Exercise prompt
Your task is to repeat the lines from the line with "Rebuild this chart" to the line with "const titleText = 'ÓBITOS';", both ends included, and nothing else. Pictures stay out of the copy.

Plotting code records
· · · · ·
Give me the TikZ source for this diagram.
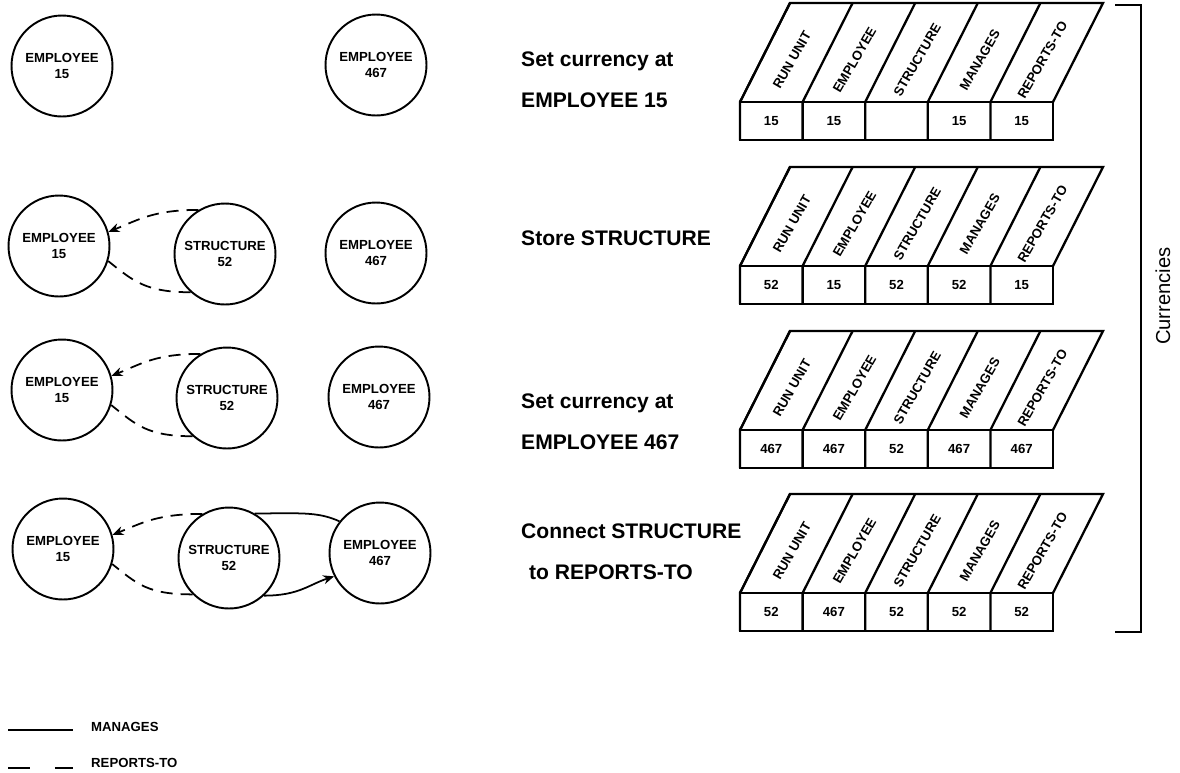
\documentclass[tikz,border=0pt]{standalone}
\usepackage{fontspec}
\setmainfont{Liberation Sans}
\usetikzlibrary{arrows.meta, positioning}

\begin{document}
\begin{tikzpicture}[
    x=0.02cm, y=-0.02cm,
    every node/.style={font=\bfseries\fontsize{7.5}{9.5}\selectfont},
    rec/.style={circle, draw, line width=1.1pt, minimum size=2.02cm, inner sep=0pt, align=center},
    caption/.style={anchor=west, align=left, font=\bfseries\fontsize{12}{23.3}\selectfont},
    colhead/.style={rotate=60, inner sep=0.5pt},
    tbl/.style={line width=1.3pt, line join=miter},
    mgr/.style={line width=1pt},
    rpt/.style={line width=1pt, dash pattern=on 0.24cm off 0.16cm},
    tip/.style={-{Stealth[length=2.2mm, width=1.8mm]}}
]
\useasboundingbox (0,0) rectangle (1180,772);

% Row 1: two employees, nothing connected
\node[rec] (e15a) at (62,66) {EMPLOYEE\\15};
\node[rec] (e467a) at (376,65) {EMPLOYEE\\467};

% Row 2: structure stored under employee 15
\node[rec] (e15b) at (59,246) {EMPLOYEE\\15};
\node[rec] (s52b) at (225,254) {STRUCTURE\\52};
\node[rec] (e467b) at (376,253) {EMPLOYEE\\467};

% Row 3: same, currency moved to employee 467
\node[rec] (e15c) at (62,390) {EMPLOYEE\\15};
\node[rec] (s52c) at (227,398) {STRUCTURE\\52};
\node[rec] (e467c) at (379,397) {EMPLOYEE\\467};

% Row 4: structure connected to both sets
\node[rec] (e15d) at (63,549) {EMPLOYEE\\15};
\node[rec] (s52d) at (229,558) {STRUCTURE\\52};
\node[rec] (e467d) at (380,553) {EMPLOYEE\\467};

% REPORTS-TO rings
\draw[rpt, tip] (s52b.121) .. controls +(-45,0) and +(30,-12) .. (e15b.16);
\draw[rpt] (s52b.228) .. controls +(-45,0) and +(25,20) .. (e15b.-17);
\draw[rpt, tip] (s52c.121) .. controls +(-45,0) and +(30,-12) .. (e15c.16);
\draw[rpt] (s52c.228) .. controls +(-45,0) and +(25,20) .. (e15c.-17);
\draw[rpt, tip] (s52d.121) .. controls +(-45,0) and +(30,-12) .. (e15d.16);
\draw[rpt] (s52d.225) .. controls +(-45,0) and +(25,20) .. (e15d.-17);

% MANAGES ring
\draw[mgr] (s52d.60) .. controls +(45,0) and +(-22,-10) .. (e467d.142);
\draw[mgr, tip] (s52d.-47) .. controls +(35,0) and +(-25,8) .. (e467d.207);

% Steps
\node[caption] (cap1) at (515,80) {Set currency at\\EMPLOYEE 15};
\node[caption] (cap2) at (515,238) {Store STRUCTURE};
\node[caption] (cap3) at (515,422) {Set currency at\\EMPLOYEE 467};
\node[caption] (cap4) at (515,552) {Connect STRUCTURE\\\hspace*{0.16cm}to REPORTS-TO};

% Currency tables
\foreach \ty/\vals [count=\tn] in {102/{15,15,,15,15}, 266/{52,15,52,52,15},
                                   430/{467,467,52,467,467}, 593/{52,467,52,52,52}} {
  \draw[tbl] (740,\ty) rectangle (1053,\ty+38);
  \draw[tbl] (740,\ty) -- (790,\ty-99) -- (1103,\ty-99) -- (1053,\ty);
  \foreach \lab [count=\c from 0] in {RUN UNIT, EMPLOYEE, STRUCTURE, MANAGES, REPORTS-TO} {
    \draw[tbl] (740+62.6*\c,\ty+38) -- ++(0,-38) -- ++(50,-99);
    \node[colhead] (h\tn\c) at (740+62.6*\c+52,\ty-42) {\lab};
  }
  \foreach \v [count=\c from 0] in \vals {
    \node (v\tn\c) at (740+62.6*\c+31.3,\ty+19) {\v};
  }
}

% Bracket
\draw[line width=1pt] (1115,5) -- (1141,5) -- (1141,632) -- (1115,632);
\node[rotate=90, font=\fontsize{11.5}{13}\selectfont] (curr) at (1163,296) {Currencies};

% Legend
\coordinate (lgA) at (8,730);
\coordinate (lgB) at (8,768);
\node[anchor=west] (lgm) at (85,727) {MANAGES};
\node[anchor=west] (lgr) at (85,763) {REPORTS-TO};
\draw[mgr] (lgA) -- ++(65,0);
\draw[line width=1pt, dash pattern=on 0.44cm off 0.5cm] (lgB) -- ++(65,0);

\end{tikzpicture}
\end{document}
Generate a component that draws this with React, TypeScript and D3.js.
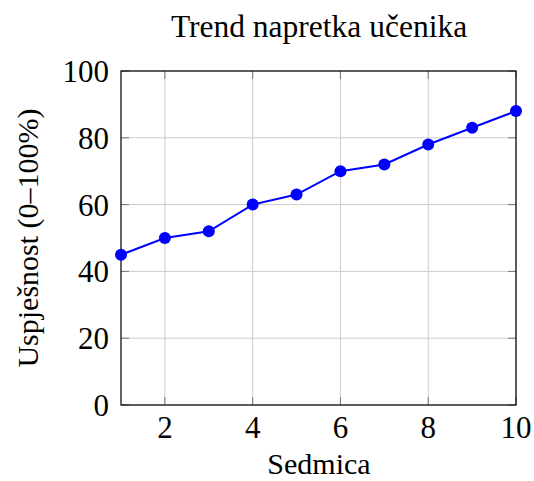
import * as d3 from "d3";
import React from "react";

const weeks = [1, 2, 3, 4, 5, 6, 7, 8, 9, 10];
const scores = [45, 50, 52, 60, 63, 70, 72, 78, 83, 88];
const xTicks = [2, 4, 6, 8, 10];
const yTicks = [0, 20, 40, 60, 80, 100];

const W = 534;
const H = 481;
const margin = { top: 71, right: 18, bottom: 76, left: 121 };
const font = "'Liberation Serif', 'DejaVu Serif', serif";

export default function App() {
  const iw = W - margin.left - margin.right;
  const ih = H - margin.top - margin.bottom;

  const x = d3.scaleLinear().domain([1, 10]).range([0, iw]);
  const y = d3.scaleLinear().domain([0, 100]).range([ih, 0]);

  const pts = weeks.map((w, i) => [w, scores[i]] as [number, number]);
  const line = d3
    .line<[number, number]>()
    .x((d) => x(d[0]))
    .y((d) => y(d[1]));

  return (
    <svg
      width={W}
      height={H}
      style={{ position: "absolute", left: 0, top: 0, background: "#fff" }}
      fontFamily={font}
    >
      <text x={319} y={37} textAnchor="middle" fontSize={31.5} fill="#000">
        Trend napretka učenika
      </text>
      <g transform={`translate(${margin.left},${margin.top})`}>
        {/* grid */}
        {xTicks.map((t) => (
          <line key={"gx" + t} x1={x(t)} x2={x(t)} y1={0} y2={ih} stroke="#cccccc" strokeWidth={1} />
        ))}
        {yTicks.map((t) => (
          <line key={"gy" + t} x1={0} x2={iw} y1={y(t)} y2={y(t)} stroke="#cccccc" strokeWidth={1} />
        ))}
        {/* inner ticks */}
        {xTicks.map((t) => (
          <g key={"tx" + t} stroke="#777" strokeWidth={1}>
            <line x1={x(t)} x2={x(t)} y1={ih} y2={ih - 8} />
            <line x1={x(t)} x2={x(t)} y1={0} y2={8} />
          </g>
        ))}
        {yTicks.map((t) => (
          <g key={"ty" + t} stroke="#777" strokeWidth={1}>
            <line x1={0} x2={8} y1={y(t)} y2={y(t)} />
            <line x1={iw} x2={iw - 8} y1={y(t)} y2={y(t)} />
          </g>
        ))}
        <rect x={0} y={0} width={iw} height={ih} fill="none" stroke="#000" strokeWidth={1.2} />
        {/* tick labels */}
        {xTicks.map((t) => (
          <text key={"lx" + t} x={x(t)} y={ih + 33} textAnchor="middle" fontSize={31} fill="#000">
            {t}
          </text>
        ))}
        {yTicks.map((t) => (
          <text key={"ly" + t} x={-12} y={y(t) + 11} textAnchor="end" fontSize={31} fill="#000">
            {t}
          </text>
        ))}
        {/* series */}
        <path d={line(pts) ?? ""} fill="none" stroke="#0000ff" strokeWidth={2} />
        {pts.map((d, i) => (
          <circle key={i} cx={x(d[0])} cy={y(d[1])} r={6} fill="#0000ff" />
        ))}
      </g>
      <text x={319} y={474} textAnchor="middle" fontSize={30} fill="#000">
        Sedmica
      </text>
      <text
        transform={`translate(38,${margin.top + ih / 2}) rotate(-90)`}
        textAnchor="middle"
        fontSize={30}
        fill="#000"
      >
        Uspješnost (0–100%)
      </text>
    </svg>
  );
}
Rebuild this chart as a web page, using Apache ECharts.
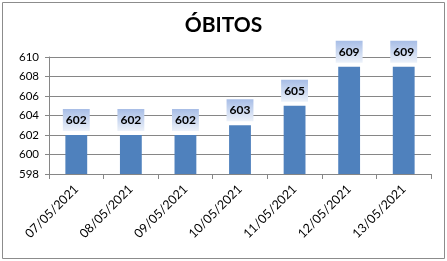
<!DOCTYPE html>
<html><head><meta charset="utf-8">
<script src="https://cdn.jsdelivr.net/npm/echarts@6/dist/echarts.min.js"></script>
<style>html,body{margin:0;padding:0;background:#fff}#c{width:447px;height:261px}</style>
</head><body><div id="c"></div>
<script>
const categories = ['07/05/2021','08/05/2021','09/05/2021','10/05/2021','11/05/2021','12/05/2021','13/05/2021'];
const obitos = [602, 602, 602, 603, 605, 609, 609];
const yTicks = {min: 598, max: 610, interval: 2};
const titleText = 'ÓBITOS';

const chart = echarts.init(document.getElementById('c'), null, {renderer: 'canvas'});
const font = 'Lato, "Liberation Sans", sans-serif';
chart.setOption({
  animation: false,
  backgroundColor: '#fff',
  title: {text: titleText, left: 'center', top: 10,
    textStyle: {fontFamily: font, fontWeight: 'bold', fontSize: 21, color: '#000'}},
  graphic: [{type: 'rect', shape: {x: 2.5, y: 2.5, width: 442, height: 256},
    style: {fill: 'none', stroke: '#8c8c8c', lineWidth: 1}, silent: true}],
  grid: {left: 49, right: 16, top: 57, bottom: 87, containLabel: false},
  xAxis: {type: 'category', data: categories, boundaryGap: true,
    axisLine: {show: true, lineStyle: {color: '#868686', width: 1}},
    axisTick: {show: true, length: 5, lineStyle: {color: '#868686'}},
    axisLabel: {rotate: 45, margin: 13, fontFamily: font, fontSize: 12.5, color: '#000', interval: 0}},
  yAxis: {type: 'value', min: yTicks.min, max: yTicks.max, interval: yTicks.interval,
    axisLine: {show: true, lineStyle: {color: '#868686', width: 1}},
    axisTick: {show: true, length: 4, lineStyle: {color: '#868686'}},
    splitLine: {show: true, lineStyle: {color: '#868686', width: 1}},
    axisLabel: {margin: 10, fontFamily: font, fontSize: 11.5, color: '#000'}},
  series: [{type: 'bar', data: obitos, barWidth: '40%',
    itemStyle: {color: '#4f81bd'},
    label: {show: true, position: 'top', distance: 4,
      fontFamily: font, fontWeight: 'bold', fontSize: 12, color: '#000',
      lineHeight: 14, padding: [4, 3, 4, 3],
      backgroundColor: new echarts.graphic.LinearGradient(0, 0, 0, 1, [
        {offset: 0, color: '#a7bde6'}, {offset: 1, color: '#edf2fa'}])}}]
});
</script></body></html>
· · · · ·
Exercise result
Rebuild this chart as a web page, using Apache ECharts.
<!DOCTYPE html>
<html><head><meta charset="utf-8">
<script src="https://cdn.jsdelivr.net/npm/echarts@6/dist/echarts.min.js"></script>
<style>html,body{margin:0;padding:0;background:#fff}#c{width:447px;height:261px}</style>
</head><body><div id="c"></div>
<script>
const categories = ['07/05/2021','08/05/2021','09/05/2021','10/05/2021','11/05/2021','12/05/2021','13/05/2021'];
const obitos = [602, 602, 602, 603, 605, 609, 609];
const yTicks = {min: 598, max: 610, interval: 2};
const titleText = 'ÓBITOS';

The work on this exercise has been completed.